私は、自分が最初に設計した回路が認定に失敗したことを今でも覚えています。それは証明済みの設計で、既に以前の認定に合格していたものなので、テストが失敗したことをマネージャーから聞かされたときには非常に驚きました。「火がついた」と噂が広まりました。電子回路が実際に発火することは稀です。ほとんどの場合は、多少煙が出るだけです。どちらにしても、PCB上の焼け焦げが事実を物語っていました。トランジスタが過熱し、暴走して発煙したのです。しかし、なぜそのような結果になったのでしょうか? それは証明済みの設計でした。何が変わったのでしょうか?
簡単な調査の結果、回路は同じであることが証明されました。同じコンポーネントで、同じ入出力で、ロットや製造業者さえも同じでした。1つだけ変化したのはレイアウトでした。私がこの基板をレイアウトしたとき、機械的アセンブリの部品の周囲に収まるよう、フォームファクターを調整する必要がありました。パワートランジスタの周囲の銅箔は、元々は約1平方インチでした。この設計では、その1/3に切り詰められました。面積の制約のため、電力を生成する他のコンポーネントは、PCB上で理想よりも近くに配置されました。この両方の要因から、狭い面積の銅箔では放散できない大量の熱が発生し、トランジスタが早期に破壊されることになりました。
知識の移行はほとんどの場合、現場において最大のボトルネックで、多くの時間を必要とします。理想的には、全ての設計者が元の設計を構築するときにきちんとノートを作成し、思考プロセスを保存するべきです。しかし、a) 面倒である、b) ノートが消失することから、実際にはほとんどの場合これは行われません。問題なのは、机上では実証済みの設計を再利用するのが効率的ですが、ノートが十分に作成されなかった、または知識の移行が不完全であったために、重要な設計パラメーターの多くが忘れ去られている場合、設計パラメーターを推量してチェックするために時間を浪費するということです。いくつかのデザインルールを組み込むと、小さな変更により設計が不良になることを回避し、チームの設計時間を節約できます。これを最初からうまく行うには、次のような方法を使用します。
私は、意味のあるルールを好みます。このため、管理を行うデザインルールを割り当てる前に、消費電力についての制約を定義することが重要です。このための最良の方法は、データシートを作成することです。適切に作成されたデータシートには一般に、電力定格についてベストからワーストまで、最低でも3つの区分の条件が含まれます。
計算に使用する消費電力の値は、一般的な値とベストケースとの間での主観的な判定となります。

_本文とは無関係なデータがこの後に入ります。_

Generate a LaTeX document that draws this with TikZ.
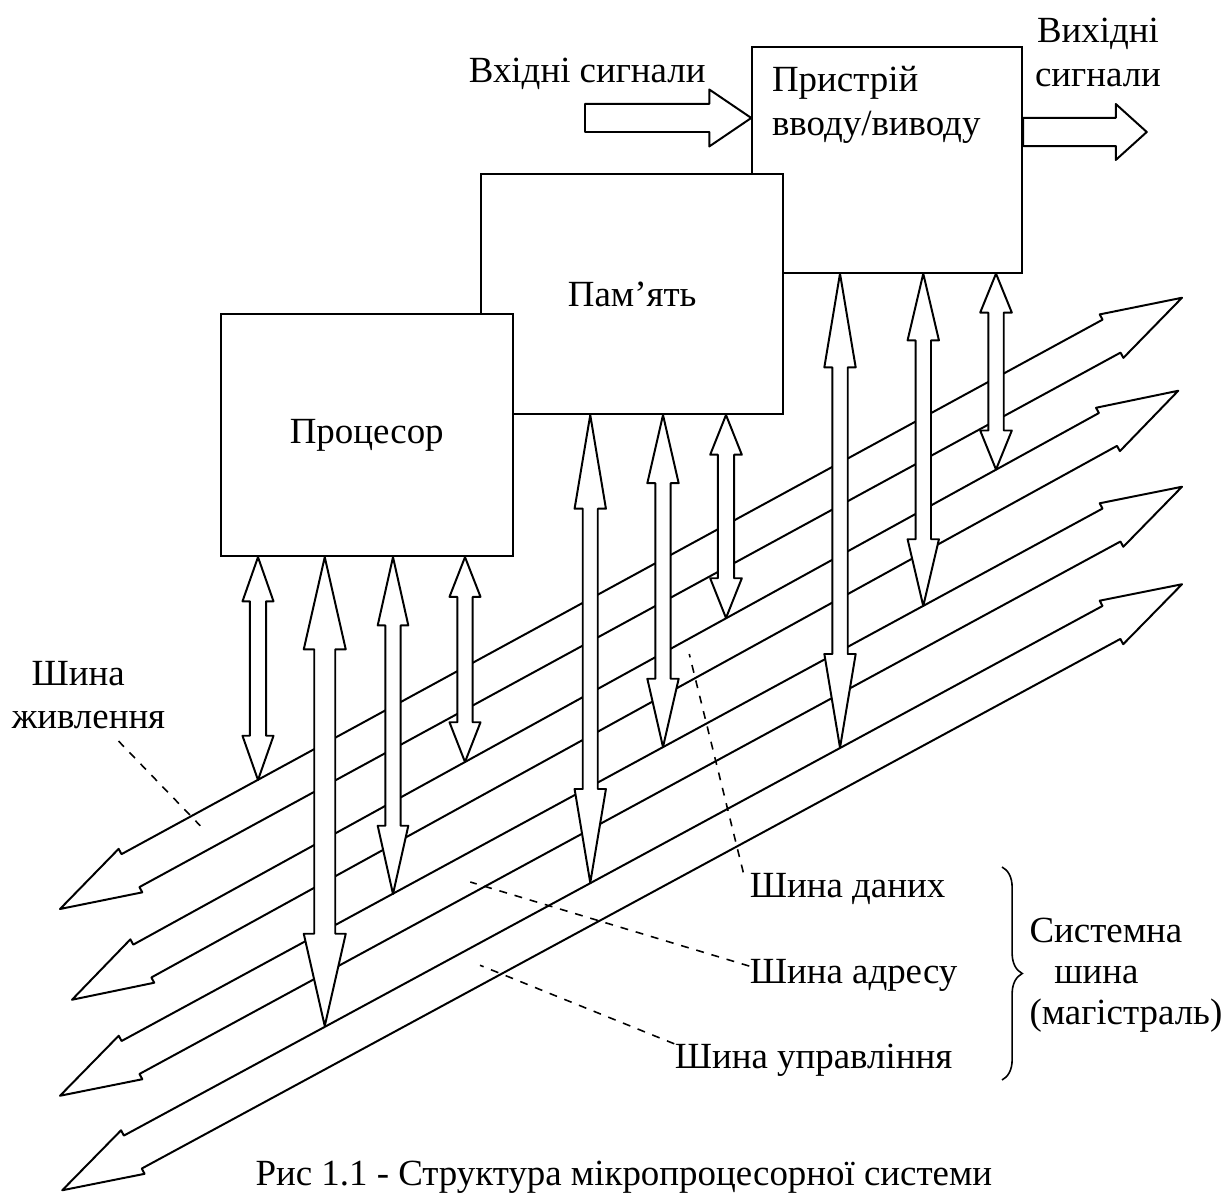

どれだけの電力を消費する必要があるかが判明したら、ルールを作成します。これによって、その設計を誰かが使用するとき、元のデータシートをチェックする必要もなくなります。ただしこれは、注意を払う必要がなく、データシートの文書化がいい加減でもいいという意味ではなく、バックアップや、設計をさらに明確化するために使用するということです。今日の設計ソフトウェアにはコンポーネントライブラリが付属し、コンポーネント評価の時間を節約できると同時に、ユーザーが特定のコンポーネントにルールを添付できます。レイアウトに十分なヒートシンクが使用されていない場合、まだ仮想の設計であるうちに「デバッグ」する方が、実際に火を吹いてからやり直すよりもはるかに楽です。
デザインルールの組み込みは、コンポーネントの消費電力についての知識を移行するための明確なソリューションですが、それ以外にも留意しておくべきいくつかのトリックがあります。
スティッチングビアの使用 – スティッチングビアは、PCBの反対側へ熱を伝達します。多くの場合、基板の片側にコンポーネントが密集しすぎているなら、スティッチングビアを使用して基板の反対側へ非常に効果的に熱を伝導し、そちら側に十分な面積があればヒートシンクを使用できます。
外部の熱源 – 外部の熱源からPCBに熱が伝導される可能性を考慮します。回路が、それ自体では正常に動作しても、その同じ回路が金属の表面にボルトで固定され、別の熱源から熱を受ける場合には、発火する恐れもあります。車のダッシュボードでの直射日光による加熱でさえも、余裕のない設計には損害を与える可能性があります。予想もしない行為が損害を及ぼすのは一般的なことです。
PCBをレイアウトするときにこれらの状況を考慮することで、設計の細かい調整を今の時点で行い、将来予期しない修正が必要になることを予防できます。ノートを作成するのは常に必要ですが、それらのノートがチーム内で共有される方法によっては、ノートが消失することもあります。デザインにルールを組み込むことで、関連情報が必要な場所、すなわち設計の中に常に含めることができます。Altium Designerのデザインルール機能を使用することで、全ての設計者が「周囲の状況を見回し」て、再設計が必要になるような落とし穴を回避できるようになります。